Speaking of Keselowski, he rounds out the top five in points. Truex Jr. sits sixth, followed by Bowyer, Kevin Harvick, Stewart and Hamlin — unchanged from last week. Hamlin’s gap over 11th-place Kahne now sits at 33, a fragile number considering two of the next three races are short track events.
Whether Kahne catches Hamlin, though, is all but a moot point; his two victories leave him comfortably in the first “wild card” slot. Back in 13th, Newman holds an 11-point lead on Kyle Busch for the second “wild card.” Bristol and Richmond are two of the three races remaining, which are both good tracks for Busch — but the clock is ticking. Gordon, meanwhile is 30 points back and may need a second win to take the spot.
Of note: David Ragan and Landon Cassill have run six more races than AJ Allmendinger competed in this season and are still behind him in points. The series’ top rookie contender, Josh Wise, has “run” 20 of 23 races but sits 66th in the standings. The joy of start and parks…

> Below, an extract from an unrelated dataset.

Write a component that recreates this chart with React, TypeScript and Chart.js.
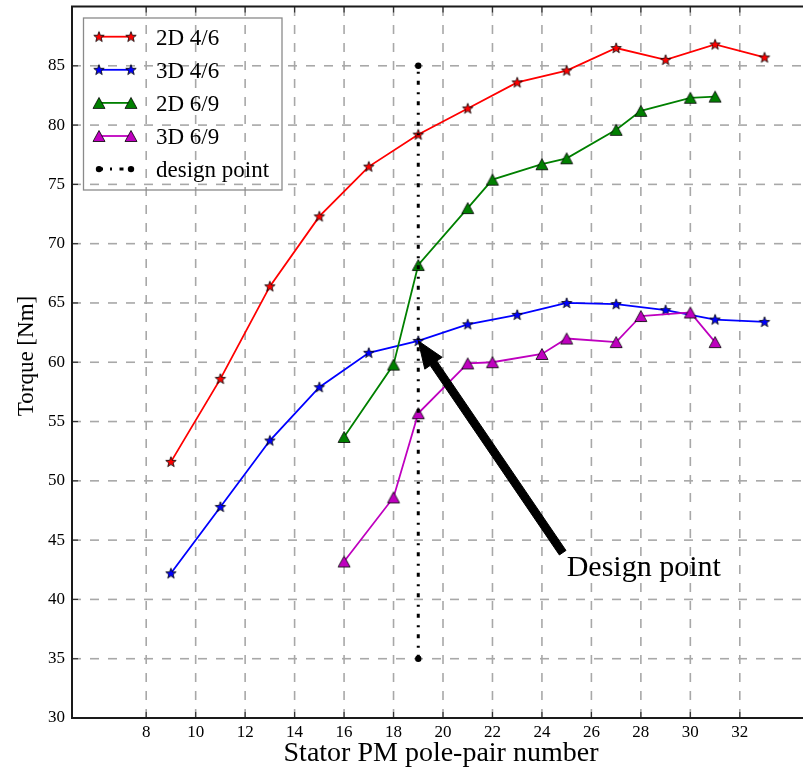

Overall Rating (On a scale of one to six beer cans, with one being a stinker and a six-pack an instant classic) — Coming off a week when the race received a full six-pack of frosty adult beverages, this one was barely a two-can, lukewarm effort. While there were 26 lead changes during the event, only five of them took place on the track and one of those was when Johnson’s motor went kablooey. The allure of Michigan was multiple racing grooves that allowed cars to spread out all over the track and race for a myriad of laps side-by-side without wrecking each other. Now that it has been repaved there is only one way to get around and the resulting parade was mind-numbing.
Next on the schedule is the reconfigured Bristol Motor Speedway. We’re going from one single-groove race track to another and it is going to be very telling to see what develops between the initial green flag and the checkers. Fans wanted single-groove, dump people to pass racing. Now that they’re going to get it, they better show up in huge numbers.